Humans made up those fairy tales to satisfy their curiosity about what they saw happening around them. Most of those natural events frightened them. It is logical to want whatever invisible force is making the wind blow down your house or the water rise and wash away your crops, to be on your side. Those days of ignorance are over. It is time to put away those irrational beliefs. The continuous excuses to support an invisible friend are just that. Once a logical solution or answer comes along from the scientific community to refute the former reasons for belief, the religious community comes up with another illogical, irrational reason why there is a god and why we must believe.

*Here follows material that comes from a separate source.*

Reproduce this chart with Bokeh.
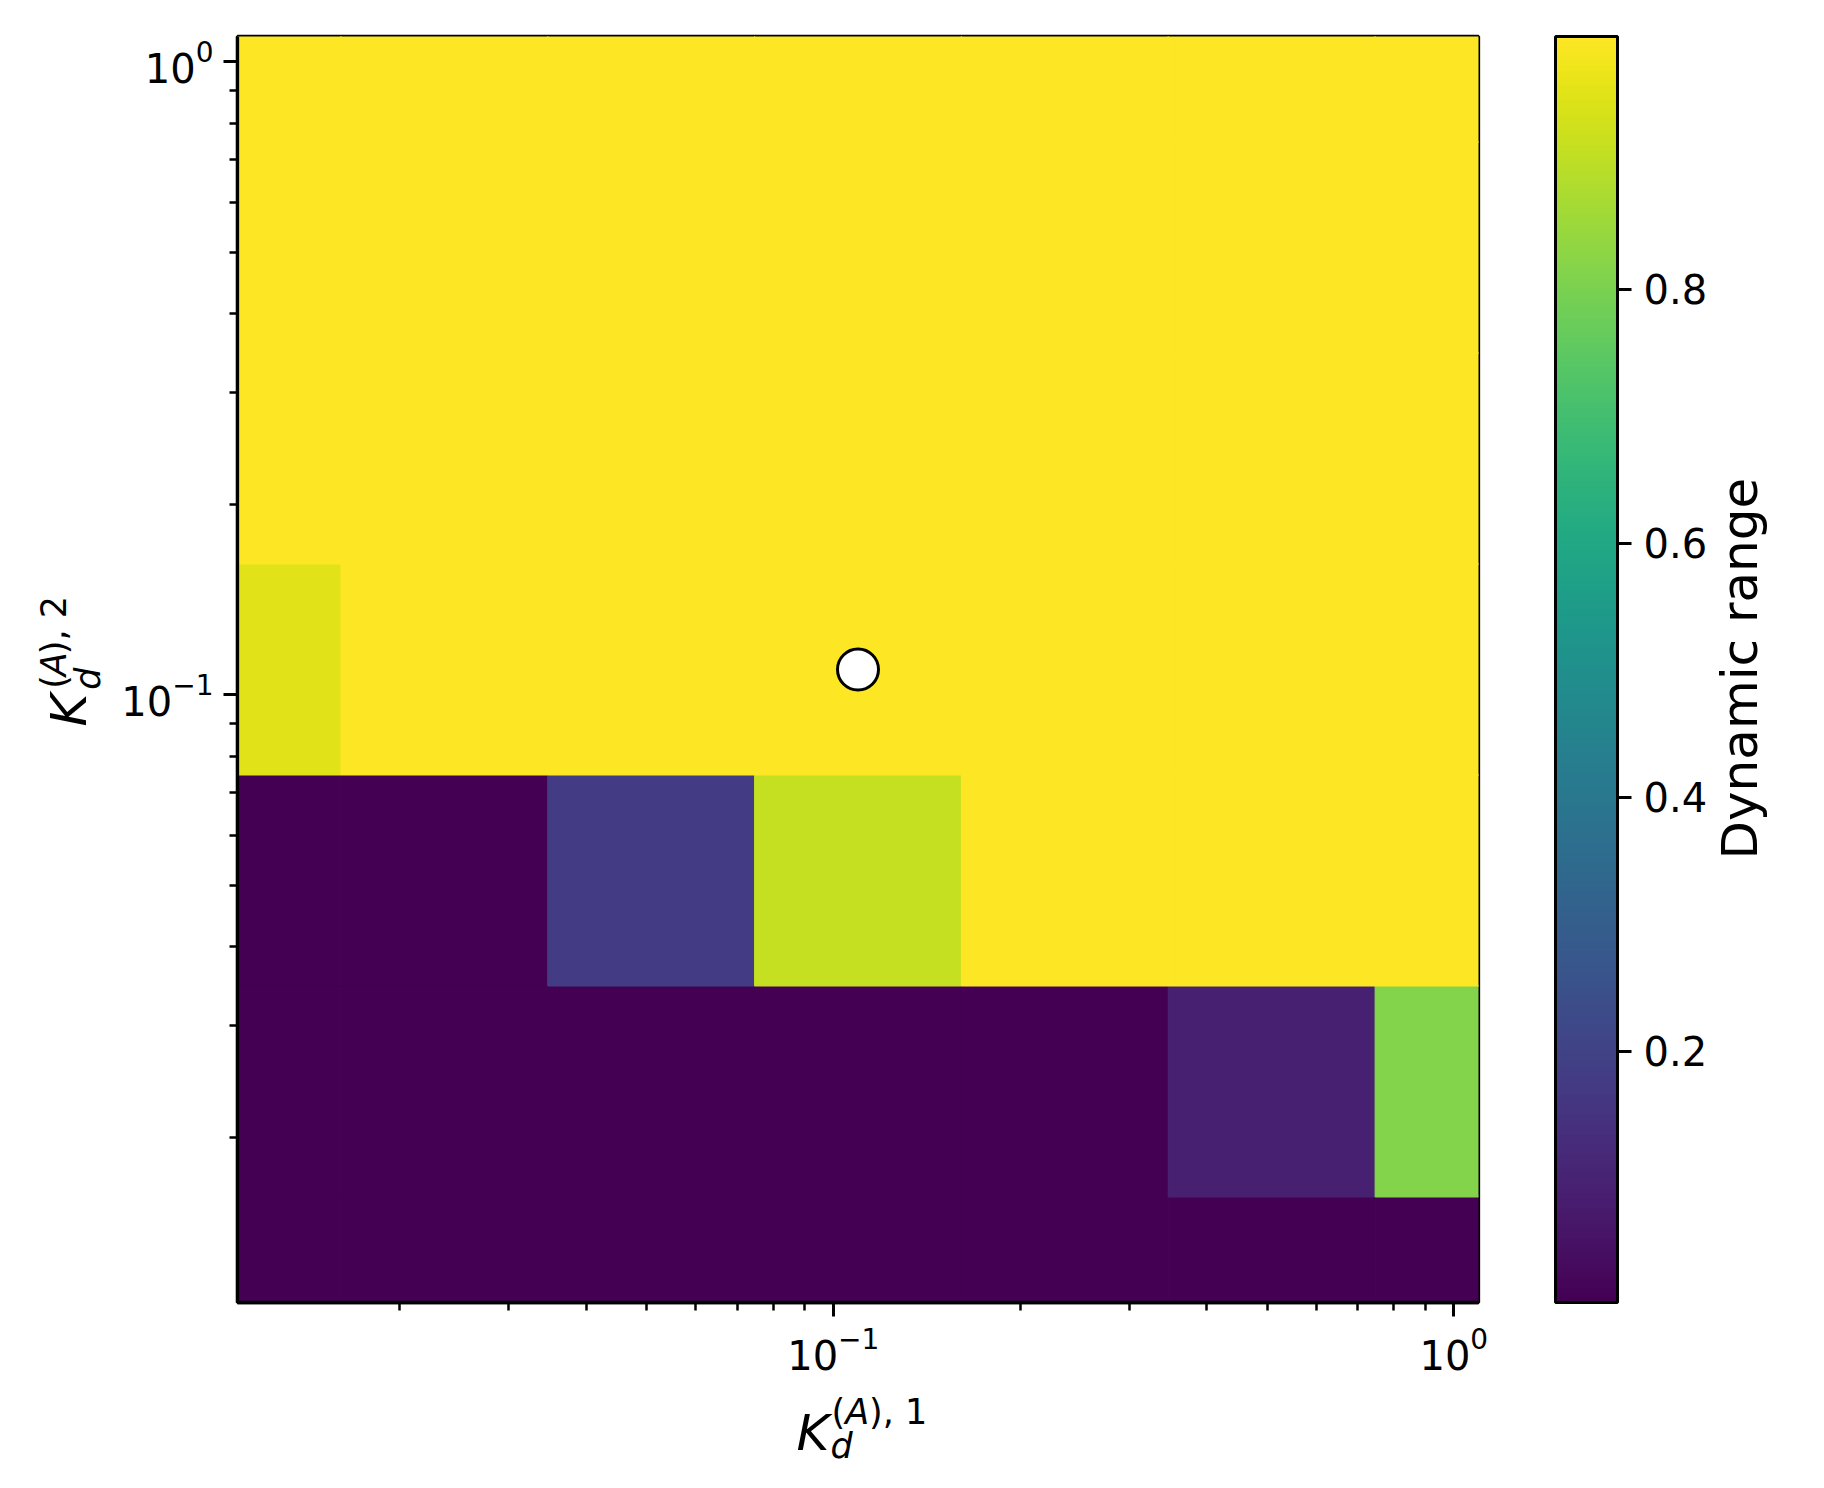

Playing devils advocate is only supposed to facilitate others to think rationally and consider all sides. I have considered the side of an invisible friend. I have concluded it only exists in the psyche of humans brains. The soul does not exist, it is a function of the brain. The idea of a benevolent intelligent being living outside the laws of nature is just that. An idea. A failed idea, at that.
"not a theist directly implies atheist," (Charvak) is invalid by the fallacy of false dichotomy by failure to jointly exhaust such that agnosticism lies in counterexample. M V Reeves
Atheism is by definition doubt or disbelief in God. Agnostics "who do not know" are unwittingly atheists as well. Its not that we wish to include people amongst our ranks as we need bolstering. Its just the nature of religion.
Religion demands absolute blind belief. If you lack it you are not part of it. You cannot be a muslim or christian etc without having faith. If you lack faith you are not part of them. That is their rule. not ours.
Now about your nonsense on accepting one half of the burden of proof. If I say that you owe me 1 million dollars and are required to pay up in the next one hour will you accept one half of the burden of proof to show that you don't or rather will you demand mine. What if I were to say that just because I do not have proof that you owe me does not mean that you do not owe me, you could still owe me.
Proof is the burden of the claimant plain and simple.
Your no different than a thiest from what i can sense. Have you said any insults? Have others said insults? If i have offended i have stated thats my bad but i am not a thiest nor athiest were i am attached to no label and a free spirit
and leave the unproven as possible.believer in science, were you are by definition close minded in beliefs and close the chance of unproven concepts to even be considered,i do not think that is wise but just not smart.odds has always proven to be wrong at times and unreliable you can loose a game with 99.9999% chance of winning remember that smart guy.
Oh, for the love of Pete! Would you go on about your way already!?
WHAT YOU MEAN THIS POST WAS ABOUT ME!
Good for you! Now exit, chased by a bear.
I do what i want
OK then. Don't exit, and get mauled by the bear.